Transcribe all of the material exactly. Any picture in it should be left out.
◆ ◆ ◆ ◆ ◆ ◆ ◆
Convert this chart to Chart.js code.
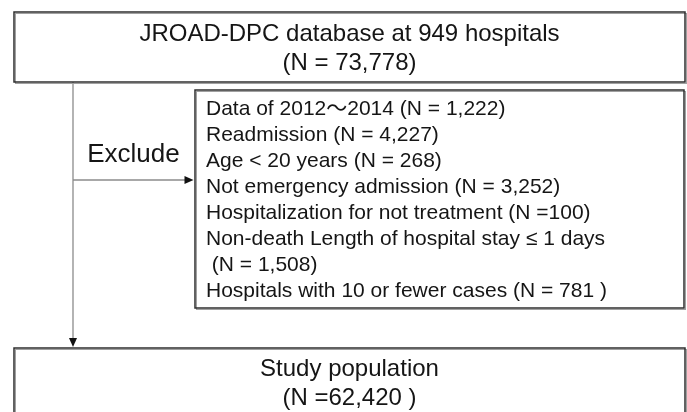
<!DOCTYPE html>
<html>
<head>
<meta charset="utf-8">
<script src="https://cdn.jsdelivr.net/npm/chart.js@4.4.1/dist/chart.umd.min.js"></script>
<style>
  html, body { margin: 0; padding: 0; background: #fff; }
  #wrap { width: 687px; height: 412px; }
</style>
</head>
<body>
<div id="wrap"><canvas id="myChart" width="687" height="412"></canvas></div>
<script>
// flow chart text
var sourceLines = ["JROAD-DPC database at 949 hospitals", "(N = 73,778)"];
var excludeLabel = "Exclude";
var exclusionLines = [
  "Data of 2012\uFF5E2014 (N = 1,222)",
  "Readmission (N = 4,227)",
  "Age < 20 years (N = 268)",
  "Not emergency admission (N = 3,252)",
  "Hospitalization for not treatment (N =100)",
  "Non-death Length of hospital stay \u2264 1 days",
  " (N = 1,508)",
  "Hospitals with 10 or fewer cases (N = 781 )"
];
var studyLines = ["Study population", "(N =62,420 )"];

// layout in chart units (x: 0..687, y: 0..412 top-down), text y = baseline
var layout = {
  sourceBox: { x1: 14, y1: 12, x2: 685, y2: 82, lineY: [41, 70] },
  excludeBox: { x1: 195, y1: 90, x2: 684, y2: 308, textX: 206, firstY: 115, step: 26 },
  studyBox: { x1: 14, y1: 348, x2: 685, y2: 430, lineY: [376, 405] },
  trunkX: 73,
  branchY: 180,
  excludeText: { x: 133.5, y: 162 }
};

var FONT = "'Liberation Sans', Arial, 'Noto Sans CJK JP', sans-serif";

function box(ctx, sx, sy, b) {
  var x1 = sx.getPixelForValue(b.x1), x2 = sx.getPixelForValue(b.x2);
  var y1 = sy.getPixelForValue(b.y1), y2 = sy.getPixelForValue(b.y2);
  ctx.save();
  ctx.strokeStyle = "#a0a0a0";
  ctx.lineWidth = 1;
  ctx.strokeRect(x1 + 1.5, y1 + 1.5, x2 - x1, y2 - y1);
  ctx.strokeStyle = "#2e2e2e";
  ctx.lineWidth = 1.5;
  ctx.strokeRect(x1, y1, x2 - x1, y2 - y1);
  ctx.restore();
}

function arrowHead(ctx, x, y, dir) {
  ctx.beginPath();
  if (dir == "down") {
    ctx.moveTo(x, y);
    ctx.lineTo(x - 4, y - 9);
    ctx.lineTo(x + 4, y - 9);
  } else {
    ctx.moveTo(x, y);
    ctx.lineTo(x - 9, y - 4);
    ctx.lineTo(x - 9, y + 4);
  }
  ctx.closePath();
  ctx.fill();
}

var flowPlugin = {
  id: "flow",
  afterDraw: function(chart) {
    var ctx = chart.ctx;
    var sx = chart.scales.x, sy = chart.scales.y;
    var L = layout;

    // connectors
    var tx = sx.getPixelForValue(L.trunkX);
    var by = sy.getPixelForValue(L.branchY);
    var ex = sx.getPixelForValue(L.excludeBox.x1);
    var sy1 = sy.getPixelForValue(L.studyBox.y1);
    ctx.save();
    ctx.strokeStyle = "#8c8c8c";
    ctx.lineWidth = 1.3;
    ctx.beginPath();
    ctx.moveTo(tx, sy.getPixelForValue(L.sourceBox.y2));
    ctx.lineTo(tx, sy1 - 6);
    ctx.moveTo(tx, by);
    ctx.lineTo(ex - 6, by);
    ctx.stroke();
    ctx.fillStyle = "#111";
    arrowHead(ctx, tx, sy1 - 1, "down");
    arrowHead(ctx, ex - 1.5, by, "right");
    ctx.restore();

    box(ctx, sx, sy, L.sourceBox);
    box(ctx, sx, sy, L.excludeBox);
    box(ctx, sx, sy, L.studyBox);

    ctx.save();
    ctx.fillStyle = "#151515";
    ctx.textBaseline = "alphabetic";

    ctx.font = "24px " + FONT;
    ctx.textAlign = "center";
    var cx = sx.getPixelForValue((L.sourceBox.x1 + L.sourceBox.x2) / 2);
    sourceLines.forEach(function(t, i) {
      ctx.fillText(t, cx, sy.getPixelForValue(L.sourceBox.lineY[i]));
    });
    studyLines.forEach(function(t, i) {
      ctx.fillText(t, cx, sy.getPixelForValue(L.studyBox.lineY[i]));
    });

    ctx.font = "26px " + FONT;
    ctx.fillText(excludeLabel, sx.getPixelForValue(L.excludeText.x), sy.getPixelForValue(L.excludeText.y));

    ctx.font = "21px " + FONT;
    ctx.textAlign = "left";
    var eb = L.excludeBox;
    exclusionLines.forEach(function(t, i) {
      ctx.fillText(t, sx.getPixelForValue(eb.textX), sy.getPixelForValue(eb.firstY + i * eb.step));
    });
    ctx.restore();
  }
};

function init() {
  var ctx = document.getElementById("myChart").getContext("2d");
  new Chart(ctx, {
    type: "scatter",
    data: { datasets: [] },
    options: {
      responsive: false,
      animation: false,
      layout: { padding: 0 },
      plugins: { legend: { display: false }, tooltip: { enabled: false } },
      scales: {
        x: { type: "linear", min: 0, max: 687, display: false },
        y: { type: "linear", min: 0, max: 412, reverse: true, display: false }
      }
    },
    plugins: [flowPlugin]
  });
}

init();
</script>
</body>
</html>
◆ ◆ ◆ ◆ ◆ ◆ ◆
▶ Written response
Convert this chart to Chart.js code.
<!DOCTYPE html>
<html>
<head>
<meta charset="utf-8">
<script src="https://cdn.jsdelivr.net/npm/chart.js@4.4.1/dist/chart.umd.min.js"></script>
<style>
  html, body { margin: 0; padding: 0; background: #fff; }
  #wrap { width: 687px; height: 412px; }
</style>
</head>
<body>
<div id="wrap"><canvas id="myChart" width="687" height="412"></canvas></div>
<script>
// flow chart text
var sourceLines = ["JROAD-DPC database at 949 hospitals", "(N = 73,778)"];
var excludeLabel = "Exclude";
var exclusionLines = [
  "Data of 2012\uFF5E2014 (N = 1,222)",
  "Readmission (N = 4,227)",
  "Age < 20 years (N = 268)",
  "Not emergency admission (N = 3,252)",
  "Hospitalization for not treatment (N =100)",
  "Non-death Length of hospital stay \u2264 1 days",
  " (N = 1,508)",
  "Hospitals with 10 or fewer cases (N = 781 )"
];
var studyLines = ["Study population", "(N =62,420 )"];

// layout in chart units (x: 0..687, y: 0..412 top-down), text y = baseline
var layout = {
  sourceBox: { x1: 14, y1: 12, x2: 685, y2: 82, lineY: [41, 70] },
  excludeBox: { x1: 195, y1: 90, x2: 684, y2: 308, textX: 206, firstY: 115, step: 26 },
  studyBox: { x1: 14, y1: 348, x2: 685, y2: 430, lineY: [376, 405] },
  trunkX: 73,
  branchY: 180,
  excludeText: { x: 133.5, y: 162 }
};

var FONT = "'Liberation Sans', Arial, 'Noto Sans CJK JP', sans-serif";

function box(ctx, sx, sy, b) {
  var x1 = sx.getPixelForValue(b.x1), x2 = sx.getPixelForValue(b.x2);
  var y1 = sy.getPixelForValue(b.y1), y2 = sy.getPixelForValue(b.y2);
  ctx.save();
  ctx.strokeStyle = "#a0a0a0";
  ctx.lineWidth = 1;
  ctx.strokeRect(x1 + 1.5, y1 + 1.5, x2 - x1, y2 - y1);
  ctx.strokeStyle = "#2e2e2e";
  ctx.lineWidth = 1.5;
  ctx.strokeRect(x1, y1, x2 - x1, y2 - y1);
  ctx.restore();
}

function arrowHead(ctx, x, y, dir) {
  ctx.beginPath();
  if (dir == "down") {
    ctx.moveTo(x, y);
    ctx.lineTo(x - 4, y - 9);
    ctx.lineTo(x + 4, y - 9);
  } else {
    ctx.moveTo(x, y);
    ctx.lineTo(x - 9, y - 4);
    ctx.lineTo(x - 9, y + 4);
  }
  ctx.closePath();
  ctx.fill();
}

var flowPlugin = {
  id: "flow",
  afterDraw: function(chart) {
    var ctx = chart.ctx;
    var sx = chart.scales.x, sy = chart.scales.y;
    var L = layout;

    // connectors
    var tx = sx.getPixelForValue(L.trunkX);
    var by = sy.getPixelForValue(L.branchY);
    var ex = sx.getPixelForValue(L.excludeBox.x1);
    var sy1 = sy.getPixelForValue(L.studyBox.y1);
    ctx.save();
    ctx.strokeStyle = "#8c8c8c";
    ctx.lineWidth = 1.3;
    ctx.beginPath();
    ctx.moveTo(tx, sy.getPixelForValue(L.sourceBox.y2));
    ctx.lineTo(tx, sy1 - 6);
    ctx.moveTo(tx, by);
    ctx.lineTo(ex - 6, by);
    ctx.stroke();
    ctx.fillStyle = "#111";
    arrowHead(ctx, tx, sy1 - 1, "down");
    arrowHead(ctx, ex - 1.5, by, "right");
    ctx.restore();

    box(ctx, sx, sy, L.sourceBox);
    box(ctx, sx, sy, L.excludeBox);
    box(ctx, sx, sy, L.studyBox);

    ctx.save();
    ctx.fillStyle = "#151515";
    ctx.textBaseline = "alphabetic";

    ctx.font = "24px " + FONT;
    ctx.textAlign = "center";
    var cx = sx.getPixelForValue((L.sourceBox.x1 + L.sourceBox.x2) / 2);
    sourceLines.forEach(function(t, i) {
      ctx.fillText(t, cx, sy.getPixelForValue(L.sourceBox.lineY[i]));
    });
    studyLines.forEach(function(t, i) {
      ctx.fillText(t, cx, sy.getPixelForValue(L.studyBox.lineY[i]));
    });

    ctx.font = "26px " + FONT;
    ctx.fillText(excludeLabel, sx.getPixelForValue(L.excludeText.x), sy.getPixelForValue(L.excludeText.y));

    ctx.font = "21px " + FONT;
    ctx.textAlign = "left";
    var eb = L.excludeBox;
    exclusionLines.forEach(function(t, i) {
      ctx.fillText(t, sx.getPixelForValue(eb.textX), sy.getPixelForValue(eb.firstY + i * eb.step));
    });
    ctx.restore();
  }
};

function init() {
  var ctx = document.getElementById("myChart").getContext("2d");
  new Chart(ctx, {
    type: "scatter",
    data: { datasets: [] },
    options: {
      responsive: false,
      animation: false,
      layout: { padding: 0 },
      plugins: { legend: { display: false }, tooltip: { enabled: false } },
      scales: {
        x: { type: "linear", min: 0, max: 687, display: false },
        y: { type: "linear", min: 0, max: 412, reverse: true, display: false }
      }
    },
    plugins: [flowPlugin]
  });
}

init();
</script>
</body>
</html>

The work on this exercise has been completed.